Premium
Towards developing a protein infrared spectra databank (PISD) for proteomics research
Author(s) -
Hering Joachim A.,
Innocent Peter R.,
Haris Parvez I.
Publication year - 2004
Publication title -
proteomics
Language(s) - English
Resource type - Journals
SCImago Journal Rank - 1.26
H-Index - 167
eISSN - 1615-9861
pISSN - 1615-9853
DOI - 10.1002/pmic.200300808
Subject(s) - protein secondary structure , fourier transform infrared spectroscopy , fourier transform , pattern recognition (psychology) , biological system , computer science , proteomics , infrared spectroscopy , spectral line , artificial intelligence , chemistry , analytical chemistry (journal) , mathematics , biology , physics , chromatography , optics , mathematical analysis , biochemistry , organic chemistry , gene , astronomy
Abstract Fourier transform infrared (FTIR) spectroscopy is an attractive tool for proteomics research as it can be used to rapidly characterize protein secondary structure in aqueous solution. Recently, a number of secondary structure prediction methods based on reference sets of FTIR spectra from proteins with known structure from X‐ray crystallography have been suggested. These prediction methods, often referred to as pattern recognition based approaches, demonstrated good prediction accuracy using some error measure, e.g. , the standard error of prediction (SEP). However, to avoid possible adverse effects from differences in recording, the analysis has been mostly based on reference sets of FTIR spectra from proteins recorded in one laboratory only. As a result, these studies were based on reference sets of FTIR spectra from a limited number of proteins. Pattern recognition based approaches, however, rely on reference sets of FTIR spectra from as many proteins as possible representing all possible band shape variation to be related to the diversity of protein structural classes.

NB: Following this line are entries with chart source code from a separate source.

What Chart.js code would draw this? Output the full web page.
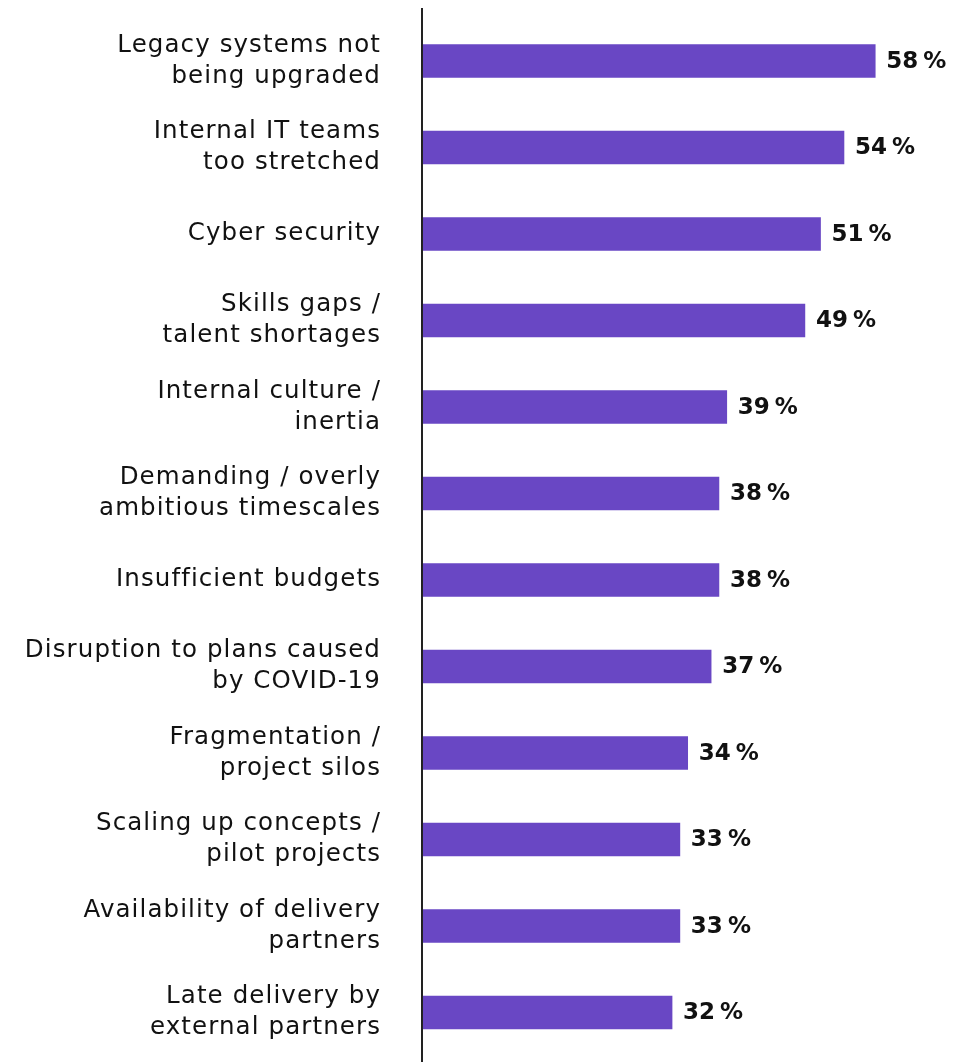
<!DOCTYPE html>
<html>
<head>
<meta charset="utf-8">
<script src="https://cdn.jsdelivr.net/npm/chart.js@4.4.0/dist/chart.umd.min.js"></script>
<style>
html,body{margin:0;padding:0;background:#fff;}
#wrap{width:969px;height:1062px;}
</style>
</head>
<body>
<div id="wrap"><canvas id="c" width="969" height="1062"></canvas></div>
<script>
const categories = [
  ["Legacy systems not", "being upgraded"],
  ["Internal IT teams", "too stretched"],
  ["Cyber security"],
  ["Skills gaps /", "talent shortages"],
  ["Internal culture /", "inertia"],
  ["Demanding / overly", "ambitious timescales"],
  ["Insufficient budgets"],
  ["Disruption to plans caused", "by COVID-19"],
  ["Fragmentation /", "project silos"],
  ["Scaling up concepts /", "pilot projects"],
  ["Availability of delivery", "partners"],
  ["Late delivery by", "external partners"]
];
const values = [58, 54, 51, 49, 39, 38, 38, 37, 34, 33, 33, 32];
const valueSuffix = "%";

const FONT = "'DejaVu Sans', sans-serif";

const spacingPlugin = {
  id: 'spacing',
  beforeInit(chart) { chart.ctx.letterSpacing = '1.1px'; },
  beforeUpdate(chart) { chart.ctx.letterSpacing = '1.1px'; },
  beforeDraw(chart) { chart.ctx.letterSpacing = '1.1px'; }
};

const axisLinePlugin = {
  id: 'axisLine',
  afterDraw(chart) {
    const ctx = chart.ctx;
    const x = chart.chartArea.left;
    ctx.save();
    ctx.strokeStyle = '#222';
    ctx.lineWidth = 2;
    ctx.beginPath();
    ctx.moveTo(x, 8);
    ctx.lineTo(x, chart.height);
    ctx.stroke();
    ctx.restore();
  }
};

const valueLabelPlugin = {
  id: 'valueLabels',
  afterDatasetsDraw(chart) {
    const ctx = chart.ctx;
    const meta = chart.getDatasetMeta(0);
    ctx.save();
    ctx.letterSpacing = '0px';
    ctx.fillStyle = '#111';
    ctx.textBaseline = 'middle';
    ctx.textAlign = 'left';
    meta.data.forEach((bar, i) => {
      const v = chart.data.datasets[0].data[i];
      let x = bar.x + 11;
      const y = bar.y + 1;
      ctx.font = "bold 23px " + FONT;
      const num = String(v);
      ctx.fillText(num, x, y);
      x += ctx.measureText(num).width + 5;
      ctx.fillText(valueSuffix, x, y);
    });
    ctx.restore();
  }
};

new Chart(document.getElementById('c'), {
  type: 'bar',
  data: {
    labels: categories,
    datasets: [{
      data: values,
      backgroundColor: '#6947C4',
      barThickness: 33,
      categoryPercentage: 1,
      barPercentage: 1
    }]
  },
  options: {
    indexAxis: 'y',
    responsive: false,
    animation: false,
    layout: { padding: { top: 17.75, bottom: 6.25, left: 0, right: 0 } },
    plugins: { legend: { display: false }, tooltip: { enabled: false } },
    scales: {
      x: { display: false, min: 0, max: 70 },
      y: {
        grid: { display: false, drawTicks: false },
        border: { display: false },
        afterFit(scale) {
          scale.width = 422;
          scale.paddingTop = 0;
          scale.paddingBottom = 0;
        },
        ticks: {
          color: '#111',
          padding: 41,
          font: { family: FONT, size: 24.5, lineHeight: 1.27 }
        }
      }
    }
  },
  plugins: [spacingPlugin, axisLinePlugin, valueLabelPlugin]
});
</script>
</body>
</html>
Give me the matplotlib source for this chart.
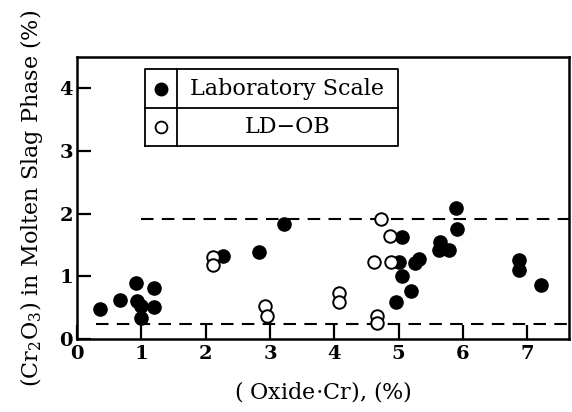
import matplotlib
matplotlib.use("Agg")
import matplotlib.pyplot as plt
from matplotlib.lines import Line2D

# Laboratory scale (filled circles)
lab_x = [0.36, 0.67, 0.92, 0.94, 0.99, 0.99, 1.19, 1.20, 2.27, 2.83, 3.22,
         4.96, 5.00, 5.05, 5.06, 5.20, 5.25, 5.31, 5.63, 5.65, 5.78, 5.90, 5.91,
         6.87, 6.87, 7.22]
lab_y = [0.48, 0.62, 0.89, 0.61, 0.52, 0.33, 0.82, 0.51, 1.32, 1.39, 1.84,
         0.59, 1.23, 1.01, 1.63, 0.77, 1.21, 1.28, 1.42, 1.54, 1.42, 2.09, 1.75,
         1.26, 1.10, 0.86]

# LD-OB (open circles)
ldob_x = [2.12, 2.12, 2.93, 2.95, 4.08, 4.08, 4.62, 4.66, 4.66, 4.72, 4.86, 4.89]
ldob_y = [1.31, 1.18, 0.52, 0.36, 0.73, 0.59, 1.23, 0.37, 0.25, 1.92, 1.64, 1.23]

# dashed bounds: (x start, level)
upper_bound = (1.0, 1.92)
lower_bound = (0.3, 0.24)

plt.rcParams["font.family"] = "DejaVu Serif"
plt.rcParams["mathtext.fontset"] = "dejavuserif"

fig = plt.figure(figsize=(5.72, 4.12), dpi=100)
ax = fig.add_axes([77/572, 1 - 339/412, 492/572, 282/412])

ax.plot(lab_x, lab_y, "o", color="black", ms=9.5, zorder=3)
ax.plot(ldob_x, ldob_y, "o", mfc="white", mec="black", mew=1.4, ms=9, zorder=3)

xmax = 7.65
for x0, lev in (upper_bound, lower_bound):
    ax.plot([x0, xmax], [lev, lev], color="black", lw=1.5, ls=(0, (6, 4)), zorder=2)

ax.set_xlim(0, xmax)
ax.set_ylim(0, 4.5)
ax.set_xticks(range(0, 8))
ax.set_yticks(range(0, 5))
ax.tick_params(direction="in", length=10, width=1.6, labelsize=14)
ax.tick_params(axis="x", pad=4)
ax.tick_params(axis="y", pad=3)
for lab in ax.get_xticklabels() + ax.get_yticklabels():
    lab.set_fontweight("bold")
for s in ax.spines.values():
    s.set_linewidth(1.8)

ax.set_xlabel("( Oxide$\\cdot$Cr), (%)", fontsize=16, labelpad=12)
ax.set_ylabel("(Cr$_2$O$_3$) in Molten Slag Phase (%)", fontsize=16, labelpad=10)

# boxed legend
x0, x1, xd = 0.138, 0.652, 0.203
yb, ym, yt = 0.684, 0.819, 0.957
kw = dict(color="black", lw=1.3, transform=ax.transAxes, zorder=4)
ax.add_line(Line2D([x0, x1, x1, x0, x0], [yb, yb, yt, yt, yb], **kw))
ax.add_line(Line2D([x0, x1], [ym, ym], **kw))
ax.add_line(Line2D([xd, xd], [yb, yt], **kw))
ax.plot([(x0 + xd) / 2], [(ym + yt) / 2], "o", color="black", ms=9, transform=ax.transAxes)
ax.plot([(x0 + xd) / 2], [(yb + ym) / 2], "o", mfc="white", mec="black", mew=1.3, ms=8.5,
        transform=ax.transAxes)
ax.text((xd + x1) / 2, (ym + yt) / 2, "Laboratory Scale", fontsize=16, ha="center",
        va="center", transform=ax.transAxes)
ax.text((xd + x1) / 2, (yb + ym) / 2, "LD\u2212OB", fontsize=16, ha="center",
        va="center", transform=ax.transAxes)

fig.savefig("out.png", dpi=100)
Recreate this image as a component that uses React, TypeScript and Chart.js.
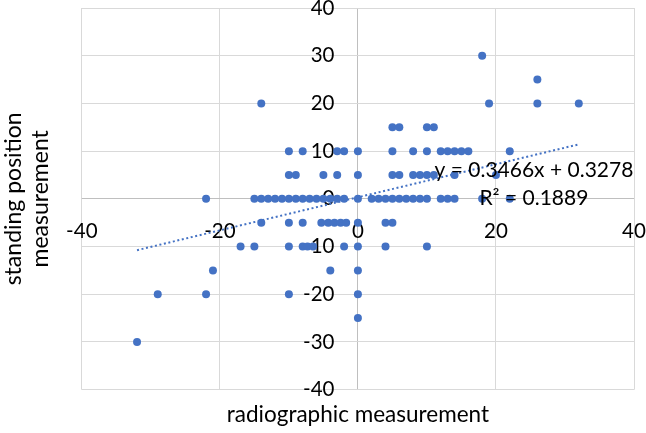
import React, { useEffect, useRef } from "react";
import { Chart, registerables } from "chart.js";

Chart.register(...registerables);

// ---- data ----
const radiographic: number[] = [
  // y = 0 row
  -22, -15, -14, -13, -12, -11, -10, -9, -8, -7, -6, -5, -4, -3, -2, 0,
  2, 3, 4, 5, 6, 7, 8, 9, 10, 12, 13, 14, 18, 22,
  // y = 5 row
  -10, -9, -5, -3, 0, 5, 6, 8, 9, 10, 11, 14, 20,
  // y = 10 row
  -10, -8, -3, -2, 0, 5, 8, 10, 12, 13, 14, 15, 16, 22,
  // y = 15 row
  5, 6, 10, 11,
  // y = 20 row
  -14, 19, 26, 32,
  // y = 25, 30
  26, 18,
  // y = -5 row
  -14, -10, -8, -5.3, -4.3, -3.4, -2.5, -1.7, 0, 4, 5,
  // y = -10 row
  -17, -15, -10, -8, -7.3, -6.5, -2, 0, 4, 10,
  // y = -15 row
  -21, -4, 0,
  // y = -20 row
  -29, -22, -10, 0,
  // y = -25, -30
  0, -32,
];

const standing: number[] = [
  0, 0, 0, 0, 0, 0, 0, 0, 0, 0, 0, 0, 0, 0, 0, 0,
  0, 0, 0, 0, 0, 0, 0, 0, 0, 0, 0, 0, 0, 0,
  5, 5, 5, 5, 5, 5, 5, 5, 5, 5, 5, 5, 5,
  10, 10, 10, 10, 10, 10, 10, 10, 10, 10, 10, 10, 10, 10,
  15, 15, 15, 15,
  20, 20, 20, 20,
  25, 30,
  -5, -5, -5, -5, -5, -5, -5, -5, -5, -5, -5,
  -10, -10, -10, -10, -10, -10, -10, -10, -10, -10,
  -15, -15, -15,
  -20, -20, -20, -20,
  -25, -30,
];

const trendSlope = 0.3466;
const trendIntercept = 0.3278;
const rSquared = 0.1889;

const xTicks: number[] = [-40, -20, 0, 20, 40];
const yTicks: number[] = [-40, -30, -20, -10, 0, 10, 20, 30, 40];

const xTitle = "radiographic measurement";
const yTitle = ["standing position", "measurement"];

const FONT = "Lato";
const BLUE = "#4472c4";

export default function App() {
  const ref = useRef<HTMLCanvasElement | null>(null);

  useEffect(() => {
    if (!ref.current) return;
    const points = radiographic.map((x, i) => ({ x, y: standing[i] }));
    const minX = Math.min(...radiographic);
    const maxX = Math.max(...radiographic);
    const trend = [
      { x: minX, y: trendSlope * minX + trendIntercept },
      { x: maxX, y: trendSlope * maxX + trendIntercept },
    ];

    const eqLabel = {
      id: "eqLabel",
      afterDatasetsDraw(chart: any) {
        const { ctx, scales } = chart;
        const cx = scales.x.getPixelForValue(25.5);
        const cy = scales.y.getPixelForValue(6.1);
        ctx.save();
        ctx.fillStyle = "#000";
        ctx.font = `21px ${FONT}`;
        ctx.textAlign = "center";
        ctx.textBaseline = "middle";
        ctx.fillText(`y = ${trendSlope}x + ${trendIntercept}`, cx, cy);
        ctx.fillText(`R² = ${rSquared}`, cx, cy + 28);
        ctx.restore();
      },
    };

    const chart = new Chart(ref.current, {
      type: "scatter",
      data: {
        datasets: [
          {
            data: points,
            backgroundColor: BLUE,
            borderWidth: 0,
            pointRadius: 4,
            pointHoverRadius: 4,
          } as any,
          {
            data: trend,
            showLine: true,
            borderColor: BLUE,
            borderWidth: 2,
            borderDash: [2, 2.6],
            pointRadius: 0,
            fill: false,
          } as any,
        ],
      },
      options: {
        animation: false,
        responsive: false,
        layout: { padding: { top: 8, right: 12, left: 0, bottom: 0 } },
        plugins: {
          legend: { display: false },
          tooltip: { enabled: false },
          title: {
            display: true,
            position: "left",
            text: yTitle,
            color: "#000",
            fullSize: false,
            font: { family: FONT, size: 23, weight: "normal", lineHeight: 1.17 },
            padding: { top: 0, bottom: 28 },
          },
          subtitle: {
            display: true,
            position: "bottom",
            text: xTitle,
            color: "#000",
            fullSize: false,
            font: { family: FONT, size: 22.5, weight: "normal", lineHeight: 1.17 },
            padding: { top: 12, bottom: 5 },
          },
        },
        scales: {
          x: {
            type: "linear",
            position: { y: 0 } as any,
            min: -40,
            max: 40,
            afterBuildTicks: (s: any) => {
              s.ticks = xTicks.map((v) => ({ value: v }));
            },
            afterFit: (s: any) => {
              s.height = 0;
              s.paddingLeft = 0;
              s.paddingRight = 0;
              s.paddingTop = 0;
              s.paddingBottom = 0;
            },
            grid: {
              drawTicks: false,
              color: (c: any) => (c.tick && c.tick.value === 0 ? "#bfbfbf" : "#d9d9d9"),
              lineWidth: 1,
            },
            border: { display: false },
            ticks: {
              padding: 20,
              color: "#000",
              font: { family: FONT, size: 20.5 },
              maxRotation: 0,
            },
          },
          y: {
            type: "linear",
            position: { x: -3.4 } as any,
            min: -40,
            max: 40,
            afterBuildTicks: (s: any) => {
              s.ticks = yTicks.map((v) => ({ value: v }));
            },
            afterFit: (s: any) => {
              s.width = 0;
              s.paddingLeft = 0;
              s.paddingRight = 0;
              s.paddingTop = 0;
              s.paddingBottom = 0;
            },
            grid: {
              drawTicks: false,
              color: (c: any) => (c.tick && c.tick.value === 0 ? "#bfbfbf" : "#d9d9d9"),
              lineWidth: 1,
            },
            border: { display: false },
            ticks: {
              padding: 0,
              color: "#000",
              font: { family: FONT, size: 20.5 },
            },
          },
        },
      },
      plugins: [eqLabel],
    });

    return () => chart.destroy();
  }, []);

  return (
    <div style={{ position: "fixed", left: 0, top: 0, width: 646, height: 433, background: "#fff" }}>
      <canvas ref={ref} width={646} height={433} style={{ display: "block" }} />
    </div>
  );
}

Hence, if we want to build reliable pattern recognition based systems to support proteomics research, which are capable of making good predictions from spectral data of any unknown protein, one common goal should be to build a comprehensive protein infrared spectra databank (PISD) containing FTIR spectra of proteins of known structure. We have started the process of developing a comprehensive PISD composed of spectra recorded in different laboratories. As part of this work, here we investigate possible effects on prediction accuracy achieved by a neural network analysis when using reference sets composed of FTIR spectra from different laboratories. Surprisingly low magnitude of difference in SEPs throughout all our experiments suggests that FTIR spectra recorded in different laboratories may be safely combined into one reference set with only minor deterioration of prediction accuracy in the worst case.